What's your favorite part of your job?
My favorite projects are the ones I'm able to follow from the first site characterization — designing the initial sampling plan, following through with the remedial investigation and finally helping to kick off the remediation. This level of familiarity with a project really helps me to figure out what is going on with the pollutants at a site.
How did you know your organization was a good fit for you?
I never have a chance to get bored and am inspired to continue learning about new sampling techniques to better characterize contamination. Doing a mix of data analysis in the office and sampling outside keeps me on my toes. I want to do the best job I can to get sites to a place where they can be cleaned up.
What was your favorite class you took at Simmons? Why?
There is no way I could choose just one class from my time at Simmons. My chemistry professors made me love my classes so much that I ended up changing my major to chemistry. It wasn't all science for me though, I also took every photography class I could fit into my schedule. Developing film and printing photographs in the darkroom was a nice way to bring science and art together.

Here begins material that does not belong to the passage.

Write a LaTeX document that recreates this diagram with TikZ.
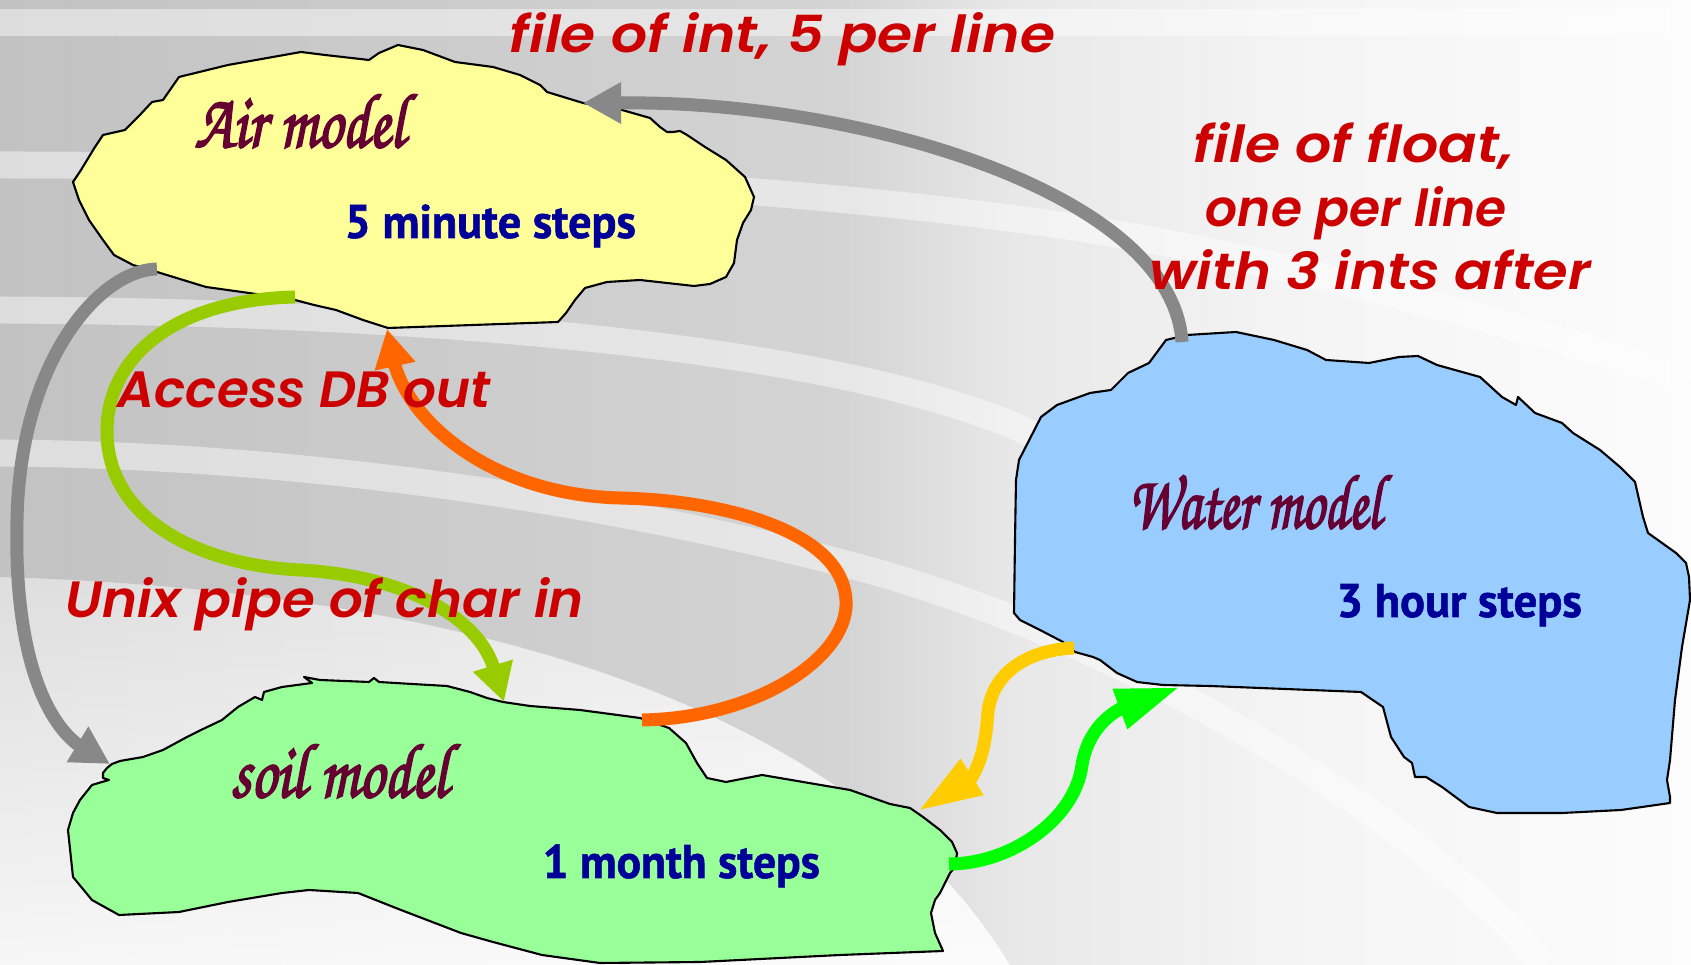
\documentclass[tikz,border=0pt]{standalone}
\usepackage{fontspec}
\usepackage{graphicx}
\usetikzlibrary{arrows.meta,fadings}

\newfontfamily\labelfont{Poppins SemiBold Italic}
\newfontfamily\stepfont{PT Sans}[FakeBold=1.2]
\newfontfamily\handfont{texgyrechorus-mediumitalic.otf}[FakeBold=2.6]

% fills and inks
\definecolor{airfill}{HTML}{FFFF99}
\definecolor{soilfill}{HTML}{99FF99}
\definecolor{waterfill}{HTML}{99CCFF}
\definecolor{labelred}{HTML}{CC0000}
\definecolor{stepblue}{HTML}{000099}
\definecolor{namemaroon}{HTML}{660033}
\definecolor{arrowgray}{HTML}{888888}
\definecolor{arroworange}{HTML}{FF6600}
\definecolor{arrowlime}{HTML}{99CC00}
\definecolor{arrowgold}{HTML}{FFCC00}
\definecolor{arrowgreen}{HTML}{00FF00}
% backdrop greys
\definecolor{bgA}{HTML}{C2C2C2}
\definecolor{bgB}{HTML}{D4D4D4}
\definecolor{bgC}{HTML}{E8E8E8}
\definecolor{bgD}{HTML}{F4F4F4}
\definecolor{bgE}{HTML}{FCFCFC}
\definecolor{bgpale}{HTML}{DEDEDE}

\pgfdeclarehorizontalshading{greyfield}{100bp}{color(0bp)=(bgA); color(25bp)=(bgA);
  color(50bp)=(bgB); color(55bp)=(bgC); color(63bp)=(bgD); color(75bp)=(bgE); color(100bp)=(bgE)}

% squeeze or stretch a label to a given width, keeping its height
\newcommand\fitw[2]{\resizebox{#1}{\height}{#2}}

\tikzset{
  blob/.style={draw=black, line width=0.6pt, line join=round},
  flow/.style={line width=0.13cm},
  headS/.style={-{Triangle[length=0.38cm,width=0.39cm]}},
  headL/.style={-{Triangle[length=0.64cm,width=0.39cm]}},
  band/.style={draw=white, draw opacity=0.45, line width=0.27cm},
  flowtext/.style={inner sep=0pt, anchor=base west, text=labelred,
    font=\labelfont\fontsize{14.5}{17}\selectfont},
  nametext/.style={inner sep=0pt, anchor=base west, text=namemaroon,
    font=\handfont\fontsize{22}{26}\selectfont},
  steptext/.style={inner sep=0pt, anchor=base west, text=stepblue,
    font=\stepfont\bfseries\fontsize{13.4}{16}\selectfont},
}

\begin{document}
\begin{tikzpicture}[x=0.01cm,y=-0.01cm]
\useasboundingbox (0,0) rectangle (1691,965);

% ---- backdrop: pale lower field, grey upper field, light sweeping bands
\shade[left color=bgpale,right color=white] (0,0) rectangle (1691,965);
\fill[white,fill opacity=0.75,path fading=north] (0,577) rectangle (1691,965);
\shade[shading=greyfield] (0,0) -- (1691,0) -- (1691,965) -- (1010,965)
  .. controls (850,700) and (450,590) .. (0,577) -- cycle;
\draw[band] (0,23) -- (1691,23);
\draw[band] (0,165) .. controls (450,165) and (850,190) .. (1111,233)
  .. controls (1300,265) and (1500,320) .. (1691,380);
\draw[band] (0,310) .. controls (450,312) and (850,350) .. (1030,433)
  .. controls (1200,510) and (1400,620) .. (1691,800);
\draw[band] (0,453) .. controls (300,455) and (600,500) .. (850,565)
  .. controls (1100,630) and (1400,800) .. (1545,965);

% ---- the three model blobs
\draw[blob, fill=airfill] (73,182) -- (81,170) -- (95,147) -- (103,135) -- (125,130)
  -- (138,117) -- (152,102) -- (163,100) -- (179,77) -- (228,65) -- (301,52) -- (325,55)
  -- (369,60) -- (379,53) -- (398,45) -- (423,50) -- (455,62) -- (493,67) -- (520,75)
  -- (540,85) -- (547,92) -- (583,103) -- (622,110) -- (650,118) -- (660,127) -- (667,132)
  -- (673,132) -- (680,131) -- (687,135) -- (705,147) -- (726,160) -- (745,177) -- (754,197)
  -- (751,210) -- (743,223) -- (737,240) -- (734,263) -- (726,277) -- (710,284) -- (694,286)
  -- (667,283) -- (640,280) -- (607,282) -- (585,288) -- (575,300) -- (566,313) -- (558,322)
  -- (388,328) -- (363,320) -- (336,310) -- (314,305) -- (295,300) -- (249,293) -- (206,287)
  -- (157,272) -- (133,265) -- (114,255) -- (103,240) -- (89,220) -- (79,200) -- cycle;

\draw[blob, fill=soilfill] (68,830) -- (73,813) -- (80,800) -- (92,785) -- (102,782)
  -- (109,780) -- (103,778) -- (103,773) -- (107,768) -- (112,764) -- (120,761) -- (143,757)
  -- (163,750) -- (187,737) -- (201,730) -- (222,720) -- (238,707) -- (255,697) -- (262,700)
  -- (264,692) -- (282,687) -- (312,683) -- (304,677) -- (320,680) -- (369,682) -- (374,678)
  -- (379,682) -- (412,684) -- (447,686) -- (470,692) -- (487,698) -- (503,702) -- (530,706)
  -- (580,710) -- (640,718) -- (669,728) -- (686,743) -- (697,763) -- (707,778) -- (726,782)
  -- (762,775) -- (850,790) -- (890,804) -- (910,808) -- (923,817) -- (940,830) -- (952,842)
  -- (957,853) -- (955,867) -- (950,873) -- (940,893) -- (935,900) -- (931,913) -- (935,933)
  -- (943,951) -- (840,955) -- (700,962) -- (600,963) -- (542,955) -- (493,942) -- (461,933)
  -- (401,910) -- (358,893) -- (309,890) -- (282,893) -- (228,902) -- (179,912) -- (119,915)
  -- (92,900) -- (73,877) -- cycle;

\draw[blob, fill=waterfill] (1166,340) -- (1187,335) -- (1236,332) -- (1274,340) -- (1307,350)
  -- (1326,360) -- (1369,363) -- (1399,357) -- (1418,356) -- (1437,365) -- (1480,377)
  -- (1502,397) -- (1516,405) -- (1518,397) -- (1535,413) -- (1562,423) -- (1573,433)
  -- (1600,450) -- (1620,467) -- (1635,482) -- (1643,517) -- (1648,533) -- (1676,553)
  -- (1686,563) -- (1689,577) -- (1690,600) -- (1682,647) -- (1675,700) -- (1670,760)
  -- (1667,780) -- (1670,797) -- (1670,803) -- (1621,810) -- (1562,813) -- (1497,813)
  -- (1469,807) -- (1442,787) -- (1426,777) -- (1415,777) -- (1412,763) -- (1404,757)
  -- (1391,737) -- (1383,707) -- (1361,692) -- (1210,686) -- (1163,685) -- (1137,682)
  -- (1117,673) -- (1100,660) -- (1093,657) -- (1075,652) -- (1063,642) -- (1040,630)
  -- (1020,620) -- (1014,613) -- (1015,540) -- (1016,480) -- (1019,460) -- (1041,417)
  -- (1057,405) -- (1090,393) -- (1111,390) -- (1128,373) -- (1149,363) -- cycle;

% ---- connector end points on the blobs
\coordinate (waterTop) at (1182,342);
\coordinate (airEast) at (583,103);
\coordinate (airWest) at (157,269);
\coordinate (soilWest) at (110,764);
\coordinate (airFoot) at (295,297);
\coordinate (soilCrest) at (504,702);
\coordinate (soilRise) at (642,720);
\coordinate (airBase) at (387,329);
\coordinate (waterFoot) at (1074,648);
\coordinate (soilShoulder) at (918,811);
\coordinate (soilEast) at (949,864);
\coordinate (waterBay) at (1180,687);

% ---- data flows
\draw[flow, arrowgray, headS] (waterTop) .. controls (1172,190) and (850,100) .. (622,103) -- (airEast);
\draw[flow, arrowgray, headS] (airWest) .. controls (100,270) and (20,360) .. (17,520)
  .. controls (14,640) and (40,715) .. (77,744) -- (soilWest);
\draw[flow, arrowlime, headS] (airFoot) .. controls (170,300) and (107,360) .. (107,431)
  .. controls (107,520) and (200,565) .. (300,570)
  .. controls (410,576) and (478,620) .. (493,666) -- (soilCrest);
\draw[flow, arroworange, headS] (soilRise) .. controls (760,718) and (850,655) .. (846,600)
  .. controls (842,530) and (720,500) .. (620,498)
  .. controls (500,495) and (415,430) .. (395,366) -- (airBase);
\draw[flow, arrowgold, headL] (waterFoot) .. controls (1025,650) and (992,675) .. (988,712)
  .. controls (986,740) and (982,760) .. (972,777) -- (soilShoulder);
\draw[flow, arrowgreen, headL] (soilEast) .. controls (1010,864) and (1075,820) .. (1082,765)
  .. controls (1086,740) and (1100,720) .. (1120,709) -- (waterBay);

% ---- flow labels
\node[flowtext] (intLabel) at (509,53) {\fitw{5.45cm}{file of int, 5 per line}};
\node[flowtext] (floatLabelA) at (1193,163) {\fitw{3.2cm}{file of float,}};
\node[flowtext] (floatLabelB) at (1205,227) {\fitw{3.01cm}{one per line}};
\node[flowtext] (floatLabelC) at (1149,290) {\fitw{4.41cm}{with 3 ints after}};
\node[flowtext] (dbLabel) at (117,408) {\fitw{3.73cm}{Access DB out}};
\node[flowtext] (pipeLabel) at (65,618) {\fitw{5.18cm}{Unix pipe of char in}};

% ---- model names and time steps
\node[nametext] (airName) at (194,147) {\fitw{2.1cm}{Air model}};
\node[steptext] (airStep) at (344,238) {\fitw{2.91cm}{5 minute steps}};
\node[nametext] (soilName) at (230,797) {\fitw{2.17cm}{soil model}};
\node[steptext] (soilStep) at (542,878) {\fitw{2.77cm}{1 month steps}};
\node[nametext] (waterName) at (1128,528) {\fitw{2.52cm}{Water model}};
\node[steptext] (waterStep) at (1336,617) {\fitw{2.45cm}{3 hour steps}};
\end{tikzpicture}
\end{document}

What's the best career advice you've gotten along the way?
Always say yes to opportunity. Do not be afraid. Do not sell yourself short. Take every chance you can to talk to the important people in your field.
What advice would you give to the current Simmons students considering a career in STEM?
Don't be afraid of the sciences! If you're interested in a STEM field, then do everything you can to learn about it. Find a summer job related to your interests, seek out the smart people in your field and do everything you can to learn from everyone you can find.
What will your speech at May Day focus on?
I'll be telling stories about what I've encountered while working to illustrate the need to care for our environment.
How did you celebrate May Day when you were at Simmons?
I remember watching the maypole festivities and the breakfast fondly.
What's your Simmons Moment?
It's hard to choose a single moment — but I always loved the general feeling on campus. Some of my closest friends are from Simmons and I will always be grateful that my professors seemed to go out of their way to point me toward various opportunities in chemistry while I was a student.